Until the recent economic downturn, many people lived lavishly and spent excessively on everything, even food. In some cases, particularly food. Widespread financial success bred a new generation of foodies and wine collectors. Even the Semi-Homemade guru, Sandra Lee, who came to fame by making the most out of very little, was given a show that upped the entertainment extravagance by changing window treatments to match various color scheme.
Everywhere you looked it seemed as though someone had a successful real estate investment, no matter how young and fresh out of school. Much like the dot-com success of the mid-nineties, people had money to burn. And much like the dot-com fallout, real estate development is in the dumps with perhaps years before a turnaround, according to msnbc.com only one in five college graduates are able to find employment.
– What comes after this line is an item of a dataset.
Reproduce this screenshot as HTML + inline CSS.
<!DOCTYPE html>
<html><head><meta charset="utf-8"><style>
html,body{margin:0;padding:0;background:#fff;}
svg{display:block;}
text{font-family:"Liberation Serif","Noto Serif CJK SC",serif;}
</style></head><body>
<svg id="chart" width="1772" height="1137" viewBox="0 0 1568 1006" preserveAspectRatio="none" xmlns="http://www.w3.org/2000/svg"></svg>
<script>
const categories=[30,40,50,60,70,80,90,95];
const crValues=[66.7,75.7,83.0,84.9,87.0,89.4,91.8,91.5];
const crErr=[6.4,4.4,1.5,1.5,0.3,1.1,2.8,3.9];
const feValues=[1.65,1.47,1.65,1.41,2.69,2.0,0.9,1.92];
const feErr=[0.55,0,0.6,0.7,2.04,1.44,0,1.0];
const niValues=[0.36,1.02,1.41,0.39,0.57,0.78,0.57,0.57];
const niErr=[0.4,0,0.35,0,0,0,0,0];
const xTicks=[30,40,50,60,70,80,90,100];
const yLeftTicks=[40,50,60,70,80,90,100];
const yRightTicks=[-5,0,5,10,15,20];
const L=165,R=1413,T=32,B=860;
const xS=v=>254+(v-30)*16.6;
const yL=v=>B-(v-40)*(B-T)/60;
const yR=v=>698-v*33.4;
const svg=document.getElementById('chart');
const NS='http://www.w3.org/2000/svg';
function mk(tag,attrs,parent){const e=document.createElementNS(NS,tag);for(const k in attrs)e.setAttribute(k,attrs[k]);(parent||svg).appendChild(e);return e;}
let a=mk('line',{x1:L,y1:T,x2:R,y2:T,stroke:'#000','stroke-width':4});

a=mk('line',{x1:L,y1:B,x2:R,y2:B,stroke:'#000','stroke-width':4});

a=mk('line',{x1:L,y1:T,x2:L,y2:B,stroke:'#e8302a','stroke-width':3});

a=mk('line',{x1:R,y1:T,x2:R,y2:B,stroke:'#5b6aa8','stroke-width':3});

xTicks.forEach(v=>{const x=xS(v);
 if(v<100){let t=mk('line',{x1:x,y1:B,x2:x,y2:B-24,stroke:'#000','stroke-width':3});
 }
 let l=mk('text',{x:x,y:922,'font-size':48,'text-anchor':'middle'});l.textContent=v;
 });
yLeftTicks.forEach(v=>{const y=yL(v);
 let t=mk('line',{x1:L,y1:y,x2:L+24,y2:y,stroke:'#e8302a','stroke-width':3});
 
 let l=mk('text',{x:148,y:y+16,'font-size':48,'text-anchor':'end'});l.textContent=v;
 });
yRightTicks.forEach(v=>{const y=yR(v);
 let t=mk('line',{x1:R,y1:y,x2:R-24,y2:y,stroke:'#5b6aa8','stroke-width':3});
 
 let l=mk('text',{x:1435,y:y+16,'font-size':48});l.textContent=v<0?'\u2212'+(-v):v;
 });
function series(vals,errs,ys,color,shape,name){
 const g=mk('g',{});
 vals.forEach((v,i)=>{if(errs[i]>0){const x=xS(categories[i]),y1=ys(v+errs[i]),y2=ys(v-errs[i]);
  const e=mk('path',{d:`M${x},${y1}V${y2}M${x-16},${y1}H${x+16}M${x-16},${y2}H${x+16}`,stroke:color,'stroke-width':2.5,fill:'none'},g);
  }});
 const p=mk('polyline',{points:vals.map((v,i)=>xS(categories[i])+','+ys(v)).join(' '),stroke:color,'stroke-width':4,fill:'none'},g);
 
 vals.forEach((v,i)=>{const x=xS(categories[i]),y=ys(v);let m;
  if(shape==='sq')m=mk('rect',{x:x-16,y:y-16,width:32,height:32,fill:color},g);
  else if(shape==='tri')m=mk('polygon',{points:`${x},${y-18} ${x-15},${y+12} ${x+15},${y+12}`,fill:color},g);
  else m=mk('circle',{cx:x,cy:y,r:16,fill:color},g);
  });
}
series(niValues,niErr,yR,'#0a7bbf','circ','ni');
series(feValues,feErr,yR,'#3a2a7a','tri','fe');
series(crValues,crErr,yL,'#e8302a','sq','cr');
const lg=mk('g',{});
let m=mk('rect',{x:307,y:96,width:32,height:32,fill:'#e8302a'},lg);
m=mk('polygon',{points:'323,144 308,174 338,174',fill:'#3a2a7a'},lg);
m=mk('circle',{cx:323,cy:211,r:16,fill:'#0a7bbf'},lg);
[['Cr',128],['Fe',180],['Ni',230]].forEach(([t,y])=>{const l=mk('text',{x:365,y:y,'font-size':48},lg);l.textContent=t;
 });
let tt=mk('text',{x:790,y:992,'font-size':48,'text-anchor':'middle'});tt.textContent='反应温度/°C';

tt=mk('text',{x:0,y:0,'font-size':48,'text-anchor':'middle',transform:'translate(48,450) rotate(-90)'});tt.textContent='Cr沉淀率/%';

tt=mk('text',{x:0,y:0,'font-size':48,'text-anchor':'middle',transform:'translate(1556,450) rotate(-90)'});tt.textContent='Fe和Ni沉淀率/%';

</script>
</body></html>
So, how does this new generation of foodies still entertain their friends with a diminishing budget? There are dozens of celebrity chefs’ books and shows dedicated to helping us still look good in the kitchen. Sandra Lee is back to promoting her economical savvy. There is a pretty good series of recipes to be found through The 99 Cent Chef. And there are shows introducing us to empowerment and ease of kitchen DIY, like Sam the Cooking Guy on Fit TV’s Just Cook This.
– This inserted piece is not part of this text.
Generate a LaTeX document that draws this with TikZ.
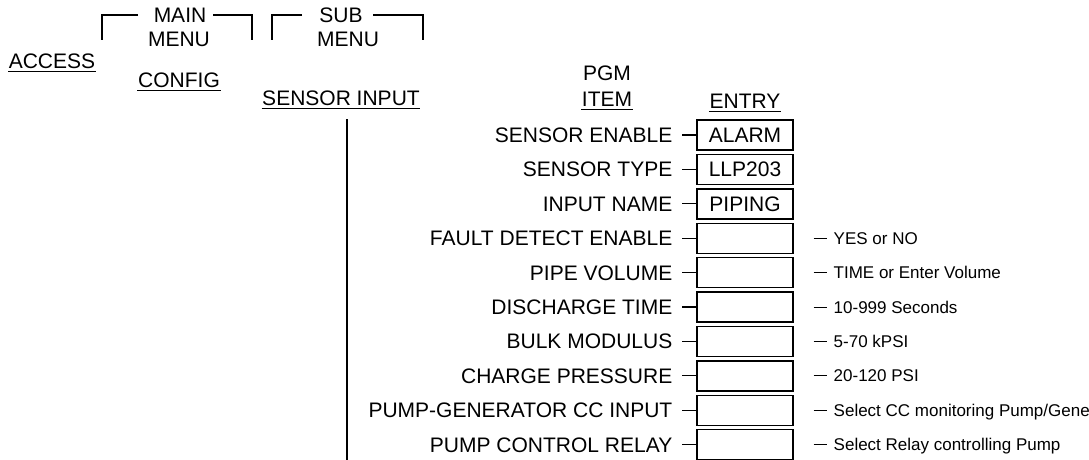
\documentclass[tikz,border=0pt]{standalone}
\usepackage{fontspec}
\setmainfont{Liberation Sans}
\usetikzlibrary{positioning,calc}
\tikzset{
  hdr/.style={inner sep=0pt,text height=15pt,text depth=0pt,font=\fontsize{21}{25}\selectfont},
  prm/.style={hdr,anchor=east},
  entrybox/.style={hdr,draw,minimum width=96pt,minimum height=30pt},
  note/.style={anchor=west,inner sep=0pt,text height=12.2pt,text depth=0pt,font=\fontsize{17}{20}\selectfont}
}
\begin{document}
\begin{tikzpicture}[x=1pt,y=-1pt,line width=1.4pt]
  \useasboundingbox (0,0) rectangle (1089,459);
  \clip (0,0) rectangle (1089,459);
  % menu headings and brackets
  \node[hdr] (mainT) at (180,14.5) {MAIN};
  \node[hdr] (mainM) at (179,39) {MENU};
  \node[hdr] (subT) at (341,14.5) {SUB};
  \node[hdr] (subM) at (348,39) {MENU};
  \draw (138,15) -| (102,40); \draw (213,15) -| (252,40);
  \draw (302,15) -| (272,40); \draw (373,15) -| (423,40);
  \node[hdr] (access) at (52,61) {ACCESS};
  \node[hdr] (config) at (179,80) {CONFIG};
  \node[hdr] (sensor) at (341,98) {SENSOR INPUT};
  \node[hdr] (pgm) at (607,73) {PGM};
  \node[hdr] (itemH) at (607,99) {ITEM};
  \node[hdr] (entryH) at (745,101) {ENTRY};
  \foreach \n in {access,config,sensor,itemH,entryH}
    \draw[line width=1pt] ([yshift=-1.8pt]\n.south west) -- ([yshift=-1.8pt]\n.south east);
  \draw (347,119) -- (347,470);
  % program items and entries
  \foreach \name/\val [count=\i from 0] in {SENSOR ENABLE/ALARM,SENSOR TYPE/LLP203,INPUT NAME/PIPING,
      FAULT DETECT ENABLE/,PIPE VOLUME/,DISCHARGE TIME/,BULK MODULUS/,CHARGE PRESSURE/,
      PUMP-GENERATOR CC INPUT/,PUMP CONTROL RELAY/}
    {\node[prm] (prm\i) at (673,135+34.4*\i) {\name};
     \node[entrybox] (ent\i) at (745,135+34.4*\i) {\val};
     \draw[line width=1.1pt,shorten <=9pt] (prm\i) -- (ent\i);}
  \foreach \i/\txt in {3/YES or NO,4/TIME or Enter Volume,5/10-999 Seconds,6/5-70 kPSI,7/20-120 PSI,
      8/{Select CC monitoring Pump/Generator},9/Select Relay controlling Pump}
    {\node[note] (nt\i) at (833,135+34.4*\i) {\txt};
     \draw[line width=1pt,shorten <=20pt,shorten >=6pt] (ent\i) -- (nt\i);}
\end{tikzpicture}
\end{document}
Personally, when providing food for friends or myself, nothing is more powerful than the almighty cookie. Strange as it seems, the small crunch can be a transformative experience, somehow reminiscent of the safety and innocence of youth. Is it possible to derive real comfort while trying to stay financially self-sufficient? The answer is yes. The recipe below is quick, easy and can as easily entertain your inner child as it will youngsters. Bonus, by swapping a few ingredients, these cookies can be made safe for almost any common food allergy. Gluten free, peanut free peanut butter cookies… you bet.
Basic Peanut Butter Cookies
1 C Peanut Butter
1 C sugar
½ C crispy rice cereal
Preheat oven to 375 degrees
Combine first 3 ingredients
Stir in cereal
Scoop out a tablespoon of dough and shape into a ball
Place on cookie sheet
Flatten with fork or hand
(if dough gets sticky, wet the fork or the heel of your hand a little)
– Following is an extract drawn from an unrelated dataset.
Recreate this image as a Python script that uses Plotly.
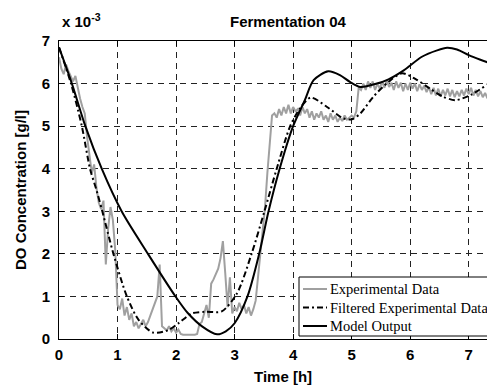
import numpy as np
import plotly.graph_objects as go

# Experimental data (sampled every 0.04 h)
t_exp_start, t_exp_step = 0.0, 0.04
exp_vals = [
    6.62, 6.35, 6.22, 6.45, 6.30, 6.15, 6.05, 6.18, 5.90, 5.65,
    5.45, 5.30, 4.75, 4.25, 3.90, 4.10, 3.55, 3.20, 3.05, 3.25,
    1.75, 2.60, 3.10, 2.80, 2.10, 0.80, 0.70, 0.95, 0.55, 0.75,
    0.45, 0.60, 0.30, 0.40, 0.25, 0.35, 0.45, 0.30, 0.40, 0.55,
    0.70, 0.85, 1.00, 1.75, 0.30, 0.25, 0.20, 0.30, 0.18, 0.25,
    0.15, 0.22, 0.12, 0.10, 0.10, 0.10, 0.10, 0.10, 0.10, 0.12,
    0.35, 0.40, 0.60, 0.80, 0.50, 1.30, 1.40, 1.55, 1.65, 1.90,
    2.30, 1.55, 0.75, 1.45, 0.60, 0.75, 0.65, 0.85, 0.70, 0.80,
    0.60, 0.75, 0.55, 0.70, 0.90, 1.45, 2.00, 2.50, 3.10, 3.90,
    4.60, 5.25, 5.30, 5.20, 5.40, 5.25, 5.45, 5.30, 5.50, 5.30,
    5.45, 5.35, 5.40, 5.25, 5.45, 5.30, 5.40, 5.20, 5.35, 5.15,
    5.30, 5.20, 5.35, 5.15, 5.25, 5.10, 5.30, 5.15, 5.25, 5.10,
    5.20, 5.12, 5.25, 5.15, 5.20, 5.25, 5.20, 5.35, 5.90, 5.85,
    6.00, 5.85, 6.05, 5.90, 6.05, 5.85, 6.00, 5.88, 6.05, 5.90,
    6.08, 5.92, 6.02, 5.85, 6.05, 5.90, 6.02, 5.82, 6.00, 5.85,
    6.02, 5.88, 6.00, 5.82, 5.98, 5.85, 5.95, 5.80, 5.92, 5.75,
    5.90, 5.72, 5.88, 5.70, 5.85, 5.72, 5.88, 5.70, 5.85, 5.68,
    5.82, 5.70, 5.85, 5.72, 5.88, 5.75, 5.90, 5.72, 5.85, 5.70,
    5.82, 5.68, 5.78, 5.65,
]
t_exp = [round(t_exp_start + i * t_exp_step, 2) for i in range(len(exp_vals))]

# Filtered experimental data
t_filt = [0.0, 0.205, 0.39, 0.53, 0.64, 0.74, 0.93, 1.16, 1.36, 1.61, 1.87, 2.05,
          2.27, 2.5, 2.78, 3.04, 3.29, 3.51, 3.72, 3.95, 4.12, 4.3, 4.58, 4.86,
          5.0, 5.15, 5.37, 5.63, 5.86, 6.1, 6.34, 6.55, 6.77, 7.03, 7.32]
v_filt = [6.85, 6.0, 5.0, 4.0, 3.5, 3.0, 2.0, 1.0, 0.45, 0.15, 0.21, 0.38,
          0.6, 0.64, 0.65, 1.07, 2.0, 3.0, 4.0, 5.0, 5.42, 5.67, 5.45, 5.18,
          5.16, 5.3, 5.69, 6.04, 6.24, 6.1, 5.88, 5.7, 5.61, 5.73, 5.98]

# Model output
t_mod = [0.0, 0.22, 0.45, 0.73, 1.07, 1.52, 1.99, 2.2, 2.45, 2.7, 2.85, 3.0,
         3.22, 3.42, 3.58, 3.77, 4.0, 4.2, 4.35, 4.6, 4.8, 4.97, 5.15, 5.43,
         5.63, 5.89, 6.2, 6.46, 6.63, 6.8, 7.0, 7.2, 7.32]
v_mod = [6.85, 6.0, 5.0, 4.0, 3.0, 2.0, 1.0, 0.61, 0.29, 0.11, 0.18, 0.37,
         1.0, 2.0, 3.0, 4.0, 5.0, 5.61, 6.08, 6.29, 6.2, 6.04, 5.92, 6.0,
         6.1, 6.31, 6.63, 6.78, 6.84, 6.8, 6.67, 6.56, 6.5]

series_names = ["Experimental Data", "Filtered Experimental Data", "Model Output"]
x_ticks = [0, 1, 2, 3, 4, 5, 6, 7]
y_ticks = [0, 1, 2, 3, 4, 5, 6, 7]

W, H = 487, 387
ML, MR, MT, MB = 59, 0, 41, 48
pw, ph = W - ML - MR, H - MT - MB

def px_x(p):
    return (p - ML) / pw

def px_y(p):
    return (H - MB - p) / ph

styles = [
    dict(color="#a0a0a0", width=2),
    dict(color="black", width=2, dash="6px,3px,2px,3px"),
    dict(color="black", width=2),
]

fig = go.Figure()
fig.add_trace(go.Scatter(x=t_exp, y=exp_vals, mode="lines", name=series_names[0],
                         line=styles[0]))
fig.add_trace(go.Scatter(x=t_filt, y=v_filt, mode="lines", name=series_names[1],
                         line=dict(**styles[1], shape="spline", smoothing=0.8)))
fig.add_trace(go.Scatter(x=t_mod, y=v_mod, mode="lines", name=series_names[2],
                         line=dict(**styles[2], shape="spline", smoothing=0.8)))

bold = dict(family="Liberation Sans, Arial", size=15, color="black", weight="bold")

fig.update_xaxes(range=[0, (W - ML - MR) / 58.53], tickvals=x_ticks,
                 ticktext=["<b>%d</b>" % v for v in x_ticks],
                 ticks="inside", ticklen=5, tickcolor="black", showline=True, linecolor="black",
                 linewidth=1, mirror="ticks", showgrid=True, gridcolor="#222",
                 griddash="6px,5px", gridwidth=1, zeroline=False, tickfont=bold,
                 ticklabelstandoff=2)
fig.update_yaxes(range=[0, 7], tickvals=y_ticks,
                 ticktext=["<b>%d</b>" % v for v in y_ticks],
                 ticks="inside", ticklen=5, tickcolor="black", showline=True, linecolor="black",
                 linewidth=1, mirror=False, showgrid=True, gridcolor="#222",
                 griddash="6px,5px", gridwidth=1, zeroline=False, tickfont=bold,
                 ticklabelstandoff=5)

annotations = [
    dict(text="<b>Fermentation 04</b>", x=px_x(288.5), y=px_y(21.5), xanchor="center", yanchor="middle"),
    dict(text="<b>x 10<sup>-3</sup></b>", x=px_x(60), y=px_y(20), xanchor="left", yanchor="middle"),
    dict(text="<b>Time [h]</b>", x=px_x(283), y=px_y(376), xanchor="center", yanchor="middle"),
    dict(text="<b>DO Concentration [g/l]</b>", x=px_x(20), y=px_y(190), xanchor="center",
         yanchor="middle", textangle=-90),
]
for a in annotations:
    a.update(xref="paper", yref="paper", showarrow=False, font=bold)

# Legend box (MATLAB style), drawn with shapes and text
shapes = [dict(type="rect", xref="paper", yref="paper", x0=px_x(299), x1=px_x(495),
               y0=px_y(336), y1=px_y(277), line=dict(color="black", width=1),
               fillcolor="white", layer="above")]
row_y = [289, 307.5, 326]
serif = dict(family="Liberation Serif, Times New Roman", size=14.5, color="black")
for name, st, ry in zip(series_names, styles, row_y):
    shapes.append(dict(type="line", xref="paper", yref="paper", x0=px_x(303), x1=px_x(327),
                       y0=px_y(ry), y1=px_y(ry), line=st, layer="above"))
    annotations.append(dict(text=name, x=px_x(328), y=px_y(ry), xref="paper", yref="paper",
                            xanchor="left", yanchor="middle", showarrow=False, font=serif))

fig.update_layout(
    width=W, height=H,
    margin=dict(l=ML, r=MR, t=MT, b=MB, pad=0, autoexpand=False),
    plot_bgcolor="white", paper_bgcolor="white",
    annotations=annotations, shapes=shapes,
    showlegend=False,
)

fig.write_html("out.html")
Bake for approx. 10 minutes, checking after 8 minutes
Easy swaps for allergies:
— Allergic to eggs — use milled flax seed, found in the baking section of most super markets or health food stores.
— Allergic to peanut or tree nuts – use sunflower seed butter, which can be found at Trader Joe’s and health food stores.
You can always include chocolate chips when combining ingredients or use your thumb to make an indentation in each ball of dough on the cookie sheet and add a bit of jam for a PB&J cookie or a Hershey’s kiss for PB & chocolate.